## Task brief
Here are some records; quote them exactly, leaving out the pictures.

## Provided records
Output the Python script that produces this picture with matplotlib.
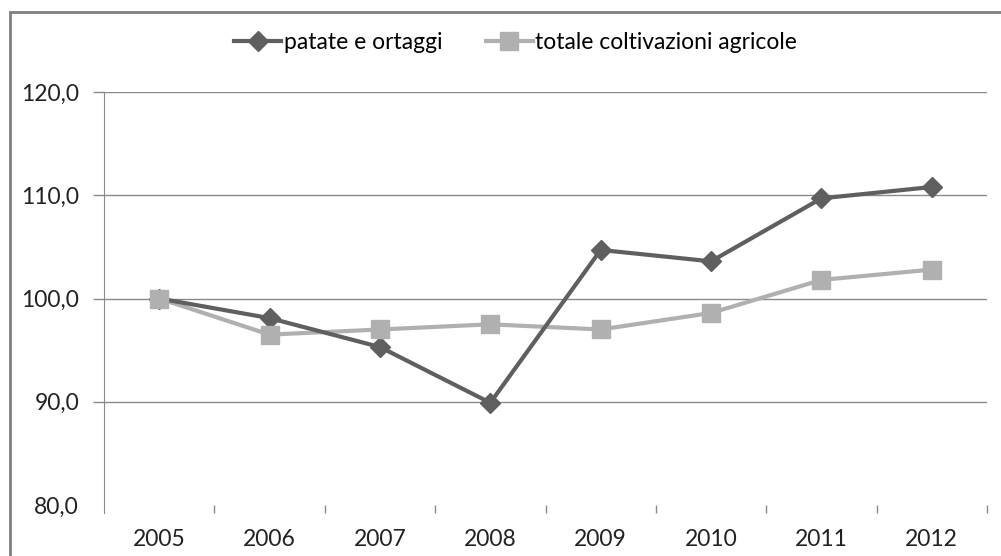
import matplotlib
matplotlib.use("Agg")
import matplotlib.pyplot as plt
from matplotlib.patches import Rectangle
from matplotlib.ticker import FixedLocator

plt.rcParams['font.family'] = ['Lato', 'DejaVu Sans']

# data
years = ['2005', '2006', '2007', '2008', '2009', '2010', '2011', '2012']
patate_ortaggi = [100.0, 98.1, 95.3, 89.9, 104.7, 103.6, 109.7, 110.8]
totale_coltivazioni = [100.0, 96.5, 97.0, 97.5, 97.0, 98.6, 101.8, 102.8]
y_ticks = [80, 90, 100, 110, 120]
y_tick_labels = ['80,0', '90,0', '100,0', '110,0', '120,0']

dark = '#5f5f5f'
light = '#b0b0b0'
grid_col = '#8a8a8a'
fs = 16.5

fig = plt.figure(figsize=(10.01, 5.56), dpi=100)
fig.patches.append(Rectangle((10 / 1001, -0.1), 1.2, 1.1 - 12 / 556,
                             transform=fig.transFigure, fill=False,
                             edgecolor='#7f7f7f', linewidth=2))

ax = fig.add_axes([104 / 1001, 1 - 505 / 556, (987 - 104) / 1001, (505 - 92) / 556])
x = list(range(len(years)))

# lines first, markers on top
ax.plot(x, totale_coltivazioni, color=light, lw=3, zorder=2)
ax.plot(x, patate_ortaggi, color=dark, lw=3, zorder=2.1)
ax.plot(x, patate_ortaggi, ls='none', marker='D', ms=10, color=dark, zorder=3)
ax.plot(x, totale_coltivazioni, ls='none', marker='s', ms=13, color=light, zorder=3.1)

ax.set_xlim(-0.5, len(years) - 0.5)
ax.set_ylim(80, 120)
ax.set_xticks(x)
ax.set_xticklabels(years)
ax.xaxis.set_minor_locator(FixedLocator([i + 0.5 for i in x]))
ax.tick_params(axis='x', which='major', length=0, pad=17, labelsize=fs, labelcolor='#222222')
ax.tick_params(axis='x', which='minor', length=6, width=1, color=grid_col, direction='out')
ax.set_yticks(y_ticks)
ax.set_yticklabels(y_tick_labels)
ax.tick_params(axis='y', length=8, width=1, color=grid_col, pad=10, labelsize=fs, labelcolor='#222222')
ax.yaxis.grid(True, color=grid_col, lw=1)
ax.set_axisbelow(True)

# no line or tick at the 80 level
first = ax.yaxis.get_major_ticks()[0]
first.tick1line.set_visible(False)
first.gridline.set_visible(False)

for s in ['top', 'right', 'bottom']:
    ax.spines[s].set_visible(False)
ax.spines['left'].set_color(grid_col)
ax.spines['left'].set_bounds(79.2, 120)

h1 = plt.Line2D([], [], color=dark, lw=3, marker='D', ms=10)
h2 = plt.Line2D([], [], color=light, lw=3, marker='s', ms=13)
fig.legend([h1, h2], ['patate e ortaggi', 'totale coltivazioni agricole'],
           loc='center', bbox_to_anchor=(0.515, 1 - 43 / 556), ncol=2, frameon=False,
           fontsize=fs, handlelength=2.05, handletextpad=0.1, columnspacing=1.9)

fig.savefig('out.png', dpi=100)
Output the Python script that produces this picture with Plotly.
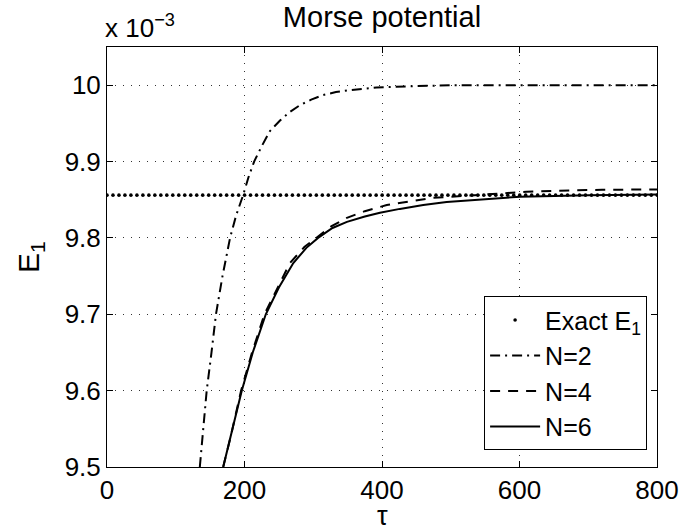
import numpy as np
import plotly.graph_objects as go

# Values in units of 1e-3 (axis shows "x 10^-3")
EXACT_E1 = 9.856

tau_n2 = [135, 140, 145, 152, 158.5, 168, 179, 188, 198, 206, 214, 225, 237, 252, 266,
          281, 297, 314, 333, 353, 372, 392, 420, 450, 500, 550, 600, 700, 800]
e1_n2 = [9.5, 9.55, 9.6, 9.65, 9.7, 9.75, 9.8, 9.83, 9.856, 9.88, 9.9, 9.92, 9.94, 9.954,
         9.965, 9.974, 9.981, 9.987, 9.991, 9.9935, 9.9955, 9.997, 9.998, 9.999, 10.0,
         10.0, 10.0, 10.0, 10.0]

tau_n4 = [169, 180, 195, 211, 229, 248, 266, 287, 305, 326, 348, 375, 407, 440, 474, 520,
          562, 610, 654, 720, 800]
e1_n4 = [9.5, 9.54, 9.6, 9.65, 9.7, 9.735, 9.767, 9.788, 9.8, 9.815, 9.826, 9.835, 9.843,
         9.848, 9.8525, 9.855, 9.8575, 9.8605, 9.8617, 9.863, 9.8635]

tau_n6 = [169, 180, 196, 212, 231, 250, 271, 290, 307, 328, 349, 375, 397, 426, 460, 494,
          550, 601, 700, 800]
e1_n6 = [9.5, 9.54, 9.6, 9.65, 9.7, 9.735, 9.767, 9.787, 9.8, 9.813, 9.821, 9.828, 9.833,
         9.838, 9.843, 9.847, 9.851, 9.854, 9.856, 9.857]

# sampling positions of the exact-value dotted marker line
tau_exact = np.arange(0, 801, 8.7)

x_ticks = [0, 200, 400, 600, 800]
x_ticktext = ["0", "200", "400", "600", "800"]
y_ticks = [9.5, 9.6, 9.7, 9.8, 9.9, 10.0]
y_ticktext = ["9.5", "9.6", "9.7", "9.8", "9.9", "10"]

FONT = "Liberation Sans, Arial, Helvetica, sans-serif"

fig = go.Figure()
fig.add_trace(go.Scatter(x=tau_exact, y=[EXACT_E1] * len(tau_exact), mode="markers",
                         marker=dict(color="black", size=3.6), name="Exact E<sub>1</sub>"))
fig.add_trace(go.Scatter(x=tau_n2, y=e1_n2, mode="lines", name="N=2",
                         line=dict(color="black", width=2, dash="10px,5px,2px,5px")))
fig.add_trace(go.Scatter(x=tau_n4, y=e1_n4, mode="lines", name="N=4",
                         line=dict(color="black", width=2, dash="10px,8px")))
fig.add_trace(go.Scatter(x=tau_n6, y=e1_n6, mode="lines", name="N=6",
                         line=dict(color="black", width=2)))

axis_common = dict(showline=True, linecolor="black", linewidth=1, mirror="allticks",
                   ticks="inside", ticklen=6, tickcolor="black", automargin=False,
                   showgrid=True, gridcolor="#333", griddash="1px,7px", gridwidth=1,
                   zeroline=False, tickfont=dict(family=FONT, size=26, color="black"))

fig.update_xaxes(range=[0, 800], tickvals=x_ticks, ticktext=x_ticktext, **axis_common)
fig.update_yaxes(range=[9.5, 10.05], tickvals=y_ticks, ticktext=y_ticktext, **axis_common)

fig.add_annotation(text="x 10<sup>−3</sup>", xref="paper", yref="paper", x=0, y=1,
                   xanchor="left", yanchor="bottom", showarrow=False, xshift=-4, yshift=2,
                   font=dict(family=FONT, size=26, color="black"))
# axis titles
fig.add_annotation(text="τ", xref="paper", yref="paper", x=0.5, y=-0.117,
                   xanchor="center", yanchor="middle", showarrow=False,
                   font=dict(family=FONT, size=27, color="black"))
fig.add_annotation(text="E<sub>1</sub>", xref="paper", yref="paper", x=-0.14, y=0.5,
                   xanchor="center", yanchor="middle", showarrow=False, textangle=-90,
                   font=dict(family=FONT, size=30, color="black"))

fig.update_layout(
    width=683, height=529,
    margin=dict(l=107, r=26, t=47, b=62, autoexpand=False),
    plot_bgcolor="white", paper_bgcolor="white",
    title=dict(text="Morse potential", x=0.5593, xanchor="center", y=0.969, yanchor="middle",
               font=dict(family=FONT, size=29, color="black")),
    showlegend=True,
    legend=dict(x=0.982, xanchor="right", y=0.04, yanchor="bottom",
                bgcolor="white", bordercolor="black", borderwidth=1, itemwidth=50,
                font=dict(family=FONT, size=25, color="black"), tracegroupgap=0),
)

fig.write_html("out.html", config={"displayModeBar": False},
               post_script="document.body.style.margin='0px';document.body.style.overflow='hidden';")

## Exercise solution
Output the Python script that produces this picture with matplotlib.
import matplotlib
matplotlib.use("Agg")
import matplotlib.pyplot as plt
from matplotlib.patches import Rectangle
from matplotlib.ticker import FixedLocator

plt.rcParams['font.family'] = ['Lato', 'DejaVu Sans']

# data
years = ['2005', '2006', '2007', '2008', '2009', '2010', '2011', '2012']
patate_ortaggi = [100.0, 98.1, 95.3, 89.9, 104.7, 103.6, 109.7, 110.8]
totale_coltivazioni = [100.0, 96.5, 97.0, 97.5, 97.0, 98.6, 101.8, 102.8]
y_ticks = [80, 90, 100, 110, 120]
y_tick_labels = ['80,0', '90,0', '100,0', '110,0', '120,0']

dark = '#5f5f5f'
light = '#b0b0b0'
grid_col = '#8a8a8a'
fs = 16.5

fig = plt.figure(figsize=(10.01, 5.56), dpi=100)
fig.patches.append(Rectangle((10 / 1001, -0.1), 1.2, 1.1 - 12 / 556,
                             transform=fig.transFigure, fill=False,
                             edgecolor='#7f7f7f', linewidth=2))

ax = fig.add_axes([104 / 1001, 1 - 505 / 556, (987 - 104) / 1001, (505 - 92) / 556])
x = list(range(len(years)))

# lines first, markers on top
ax.plot(x, totale_coltivazioni, color=light, lw=3, zorder=2)
ax.plot(x, patate_ortaggi, color=dark, lw=3, zorder=2.1)
ax.plot(x, patate_ortaggi, ls='none', marker='D', ms=10, color=dark, zorder=3)
ax.plot(x, totale_coltivazioni, ls='none', marker='s', ms=13, color=light, zorder=3.1)

ax.set_xlim(-0.5, len(years) - 0.5)
ax.set_ylim(80, 120)
ax.set_xticks(x)
ax.set_xticklabels(years)
ax.xaxis.set_minor_locator(FixedLocator([i + 0.5 for i in x]))
ax.tick_params(axis='x', which='major', length=0, pad=17, labelsize=fs, labelcolor='#222222')
ax.tick_params(axis='x', which='minor', length=6, width=1, color=grid_col, direction='out')
ax.set_yticks(y_ticks)
ax.set_yticklabels(y_tick_labels)
ax.tick_params(axis='y', length=8, width=1, color=grid_col, pad=10, labelsize=fs, labelcolor='#222222')
ax.yaxis.grid(True, color=grid_col, lw=1)
ax.set_axisbelow(True)

# no line or tick at the 80 level
first = ax.yaxis.get_major_ticks()[0]
first.tick1line.set_visible(False)
first.gridline.set_visible(False)

for s in ['top', 'right', 'bottom']:
    ax.spines[s].set_visible(False)
ax.spines['left'].set_color(grid_col)
ax.spines['left'].set_bounds(79.2, 120)

h1 = plt.Line2D([], [], color=dark, lw=3, marker='D', ms=10)
h2 = plt.Line2D([], [], color=light, lw=3, marker='s', ms=13)
fig.legend([h1, h2], ['patate e ortaggi', 'totale coltivazioni agricole'],
           loc='center', bbox_to_anchor=(0.515, 1 - 43 / 556), ncol=2, frameon=False,
           fontsize=fs, handlelength=2.05, handletextpad=0.1, columnspacing=1.9)

fig.savefig('out.png', dpi=100)
Output the Python script that produces this picture with Plotly.
import numpy as np
import plotly.graph_objects as go

# Values in units of 1e-3 (axis shows "x 10^-3")
EXACT_E1 = 9.856

tau_n2 = [135, 140, 145, 152, 158.5, 168, 179, 188, 198, 206, 214, 225, 237, 252, 266,
          281, 297, 314, 333, 353, 372, 392, 420, 450, 500, 550, 600, 700, 800]
e1_n2 = [9.5, 9.55, 9.6, 9.65, 9.7, 9.75, 9.8, 9.83, 9.856, 9.88, 9.9, 9.92, 9.94, 9.954,
         9.965, 9.974, 9.981, 9.987, 9.991, 9.9935, 9.9955, 9.997, 9.998, 9.999, 10.0,
         10.0, 10.0, 10.0, 10.0]

tau_n4 = [169, 180, 195, 211, 229, 248, 266, 287, 305, 326, 348, 375, 407, 440, 474, 520,
          562, 610, 654, 720, 800]
e1_n4 = [9.5, 9.54, 9.6, 9.65, 9.7, 9.735, 9.767, 9.788, 9.8, 9.815, 9.826, 9.835, 9.843,
         9.848, 9.8525, 9.855, 9.8575, 9.8605, 9.8617, 9.863, 9.8635]

tau_n6 = [169, 180, 196, 212, 231, 250, 271, 290, 307, 328, 349, 375, 397, 426, 460, 494,
          550, 601, 700, 800]
e1_n6 = [9.5, 9.54, 9.6, 9.65, 9.7, 9.735, 9.767, 9.787, 9.8, 9.813, 9.821, 9.828, 9.833,
         9.838, 9.843, 9.847, 9.851, 9.854, 9.856, 9.857]

# sampling positions of the exact-value dotted marker line
tau_exact = np.arange(0, 801, 8.7)

x_ticks = [0, 200, 400, 600, 800]
x_ticktext = ["0", "200", "400", "600", "800"]
y_ticks = [9.5, 9.6, 9.7, 9.8, 9.9, 10.0]
y_ticktext = ["9.5", "9.6", "9.7", "9.8", "9.9", "10"]

FONT = "Liberation Sans, Arial, Helvetica, sans-serif"

fig = go.Figure()
fig.add_trace(go.Scatter(x=tau_exact, y=[EXACT_E1] * len(tau_exact), mode="markers",
                         marker=dict(color="black", size=3.6), name="Exact E<sub>1</sub>"))
fig.add_trace(go.Scatter(x=tau_n2, y=e1_n2, mode="lines", name="N=2",
                         line=dict(color="black", width=2, dash="10px,5px,2px,5px")))
fig.add_trace(go.Scatter(x=tau_n4, y=e1_n4, mode="lines", name="N=4",
                         line=dict(color="black", width=2, dash="10px,8px")))
fig.add_trace(go.Scatter(x=tau_n6, y=e1_n6, mode="lines", name="N=6",
                         line=dict(color="black", width=2)))

axis_common = dict(showline=True, linecolor="black", linewidth=1, mirror="allticks",
                   ticks="inside", ticklen=6, tickcolor="black", automargin=False,
                   showgrid=True, gridcolor="#333", griddash="1px,7px", gridwidth=1,
                   zeroline=False, tickfont=dict(family=FONT, size=26, color="black"))

fig.update_xaxes(range=[0, 800], tickvals=x_ticks, ticktext=x_ticktext, **axis_common)
fig.update_yaxes(range=[9.5, 10.05], tickvals=y_ticks, ticktext=y_ticktext, **axis_common)

fig.add_annotation(text="x 10<sup>−3</sup>", xref="paper", yref="paper", x=0, y=1,
                   xanchor="left", yanchor="bottom", showarrow=False, xshift=-4, yshift=2,
                   font=dict(family=FONT, size=26, color="black"))
# axis titles
fig.add_annotation(text="τ", xref="paper", yref="paper", x=0.5, y=-0.117,
                   xanchor="center", yanchor="middle", showarrow=False,
                   font=dict(family=FONT, size=27, color="black"))
fig.add_annotation(text="E<sub>1</sub>", xref="paper", yref="paper", x=-0.14, y=0.5,
                   xanchor="center", yanchor="middle", showarrow=False, textangle=-90,
                   font=dict(family=FONT, size=30, color="black"))

fig.update_layout(
    width=683, height=529,
    margin=dict(l=107, r=26, t=47, b=62, autoexpand=False),
    plot_bgcolor="white", paper_bgcolor="white",
    title=dict(text="Morse potential", x=0.5593, xanchor="center", y=0.969, yanchor="middle",
               font=dict(family=FONT, size=29, color="black")),
    showlegend=True,
    legend=dict(x=0.982, xanchor="right", y=0.04, yanchor="bottom",
                bgcolor="white", bordercolor="black", borderwidth=1, itemwidth=50,
                font=dict(family=FONT, size=25, color="black"), tracegroupgap=0),
)

fig.write_html("out.html", config={"displayModeBar": False},
               post_script="document.body.style.margin='0px';document.body.style.overflow='hidden';")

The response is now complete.